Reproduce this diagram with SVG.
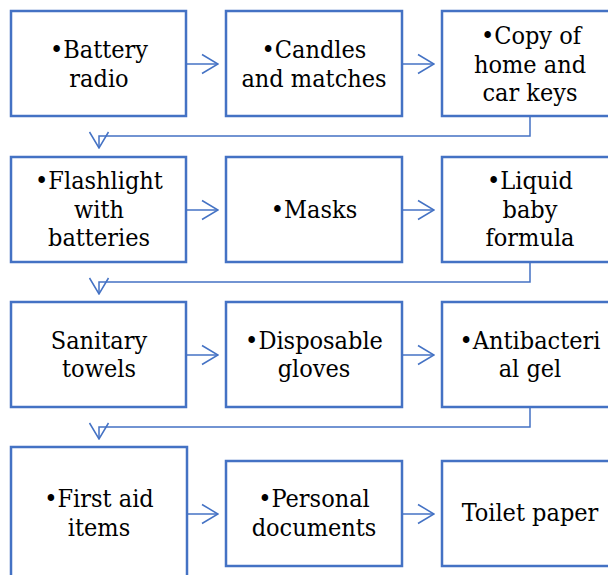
<svg xmlns="http://www.w3.org/2000/svg" width="608" height="575" viewBox="0 0 608 575">
<defs>
<style>
.box{fill:#fff;stroke:#4472C4;stroke-width:2.5}
.t{font-family:'DejaVu Serif Condensed','DejaVu Serif','Liberation Serif',serif;font-stretch:condensed;font-size:25px;fill:#000;text-anchor:middle}
.c{fill:none;stroke:#4472C4;stroke-width:1.5}
</style>
<marker id="ah" viewBox="0 0 18 22" refX="17" refY="11" markerWidth="18" markerHeight="22" markerUnits="userSpaceOnUse" orient="auto">
<path d="M1,1.5 L17,11 L1,20.5" fill="none" stroke="#4472C4" stroke-width="1.5"/>
</marker>
</defs>
<rect width="608" height="575" fill="#fff"/>
<g id="connectors">
<path class="c" d="M186,64 H218" marker-end="url(#ah)"/>
<path class="c" d="M402,64 H434" marker-end="url(#ah)"/>
<path class="c" d="M530,116 V136 H99 V148" marker-end="url(#ah)"/>
<path class="c" d="M186,210 H218" marker-end="url(#ah)"/>
<path class="c" d="M402,210 H434" marker-end="url(#ah)"/>
<path class="c" d="M530,262 V282 H99 V294" marker-end="url(#ah)"/>
<path class="c" d="M186,355 H218" marker-end="url(#ah)"/>
<path class="c" d="M402,355 H434" marker-end="url(#ah)"/>
<path class="c" d="M530,407 V427 H99 V439" marker-end="url(#ah)"/>
<path class="c" d="M187,514 H218" marker-end="url(#ah)"/>
<path class="c" d="M402,514 H434" marker-end="url(#ah)"/>
</g>
<g id="n1"><rect class="box" x="11" y="11" width="175" height="105"/><text class="t" x="99" y="58">•Battery</text><text class="t" x="99" y="87">radio</text></g>
<g id="n2"><rect class="box" x="226" y="11" width="176" height="105"/><text class="t" x="314" y="58">•Candles</text><text class="t" x="314" y="87">and matches</text></g>
<g id="n3"><rect class="box" x="442" y="11" width="176" height="105"/><text class="t" x="531" y="44">•Copy of</text><text class="t" x="530" y="73">home and</text><text class="t" x="530" y="101">car keys</text></g>
<g id="n4"><rect class="box" x="11" y="157" width="175" height="105"/><text class="t" x="99" y="189">•Flashlight</text><text class="t" x="99" y="218">with</text><text class="t" x="99" y="246">batteries</text></g>
<g id="n5"><rect class="box" x="226" y="157" width="176" height="105"/><text class="t" x="314" y="218">•Masks</text></g>
<g id="n6"><rect class="box" x="442" y="157" width="176" height="105"/><text class="t" x="530" y="189">•Liquid</text><text class="t" x="530" y="218">baby</text><text class="t" x="530" y="246">formula</text></g>
<g id="n7"><rect class="box" x="11" y="302" width="175" height="105"/><text class="t" x="99" y="349">Sanitary</text><text class="t" x="99" y="377">towels</text></g>
<g id="n8"><rect class="box" x="226" y="302" width="176" height="105"/><text class="t" x="314" y="349">•Disposable</text><text class="t" x="314" y="377">gloves</text></g>
<g id="n9"><rect class="box" x="442" y="302" width="176" height="105"/><text class="t" x="530" y="349">•Antibacteri</text><text class="t" x="530" y="377">al gel</text></g>
<g id="n10"><rect class="box" x="11" y="447" width="176" height="134"/><text class="t" x="99" y="507">•First aid</text><text class="t" x="99" y="536">items</text></g>
<g id="n11"><rect class="box" x="226" y="461" width="176" height="105"/><text class="t" x="314" y="507">•Personal</text><text class="t" x="314" y="536">documents</text></g>
<g id="n12"><rect class="box" x="442" y="461" width="176" height="105"/><text class="t" x="530" y="521">Toilet paper</text></g>
</svg>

GIVEN TASK:
Make an exact copy of the whole listing, but don't bring over any pictures.

RESULT OF THIS TASK:
Reproduce this diagram with SVG.
<svg xmlns="http://www.w3.org/2000/svg" width="608" height="575" viewBox="0 0 608 575">
<defs>
<style>
.box{fill:#fff;stroke:#4472C4;stroke-width:2.5}
.t{font-family:'DejaVu Serif Condensed','DejaVu Serif','Liberation Serif',serif;font-stretch:condensed;font-size:25px;fill:#000;text-anchor:middle}
.c{fill:none;stroke:#4472C4;stroke-width:1.5}
</style>
<marker id="ah" viewBox="0 0 18 22" refX="17" refY="11" markerWidth="18" markerHeight="22" markerUnits="userSpaceOnUse" orient="auto">
<path d="M1,1.5 L17,11 L1,20.5" fill="none" stroke="#4472C4" stroke-width="1.5"/>
</marker>
</defs>
<rect width="608" height="575" fill="#fff"/>
<g id="connectors">
<path class="c" d="M186,64 H218" marker-end="url(#ah)"/>
<path class="c" d="M402,64 H434" marker-end="url(#ah)"/>
<path class="c" d="M530,116 V136 H99 V148" marker-end="url(#ah)"/>
<path class="c" d="M186,210 H218" marker-end="url(#ah)"/>
<path class="c" d="M402,210 H434" marker-end="url(#ah)"/>
<path class="c" d="M530,262 V282 H99 V294" marker-end="url(#ah)"/>
<path class="c" d="M186,355 H218" marker-end="url(#ah)"/>
<path class="c" d="M402,355 H434" marker-end="url(#ah)"/>
<path class="c" d="M530,407 V427 H99 V439" marker-end="url(#ah)"/>
<path class="c" d="M187,514 H218" marker-end="url(#ah)"/>
<path class="c" d="M402,514 H434" marker-end="url(#ah)"/>
</g>
<g id="n1"><rect class="box" x="11" y="11" width="175" height="105"/><text class="t" x="99" y="58">•Battery</text><text class="t" x="99" y="87">radio</text></g>
<g id="n2"><rect class="box" x="226" y="11" width="176" height="105"/><text class="t" x="314" y="58">•Candles</text><text class="t" x="314" y="87">and matches</text></g>
<g id="n3"><rect class="box" x="442" y="11" width="176" height="105"/><text class="t" x="531" y="44">•Copy of</text><text class="t" x="530" y="73">home and</text><text class="t" x="530" y="101">car keys</text></g>
<g id="n4"><rect class="box" x="11" y="157" width="175" height="105"/><text class="t" x="99" y="189">•Flashlight</text><text class="t" x="99" y="218">with</text><text class="t" x="99" y="246">batteries</text></g>
<g id="n5"><rect class="box" x="226" y="157" width="176" height="105"/><text class="t" x="314" y="218">•Masks</text></g>
<g id="n6"><rect class="box" x="442" y="157" width="176" height="105"/><text class="t" x="530" y="189">•Liquid</text><text class="t" x="530" y="218">baby</text><text class="t" x="530" y="246">formula</text></g>
<g id="n7"><rect class="box" x="11" y="302" width="175" height="105"/><text class="t" x="99" y="349">Sanitary</text><text class="t" x="99" y="377">towels</text></g>
<g id="n8"><rect class="box" x="226" y="302" width="176" height="105"/><text class="t" x="314" y="349">•Disposable</text><text class="t" x="314" y="377">gloves</text></g>
<g id="n9"><rect class="box" x="442" y="302" width="176" height="105"/><text class="t" x="530" y="349">•Antibacteri</text><text class="t" x="530" y="377">al gel</text></g>
<g id="n10"><rect class="box" x="11" y="447" width="176" height="134"/><text class="t" x="99" y="507">•First aid</text><text class="t" x="99" y="536">items</text></g>
<g id="n11"><rect class="box" x="226" y="461" width="176" height="105"/><text class="t" x="314" y="507">•Personal</text><text class="t" x="314" y="536">documents</text></g>
<g id="n12"><rect class="box" x="442" y="461" width="176" height="105"/><text class="t" x="530" y="521">Toilet paper</text></g>
</svg>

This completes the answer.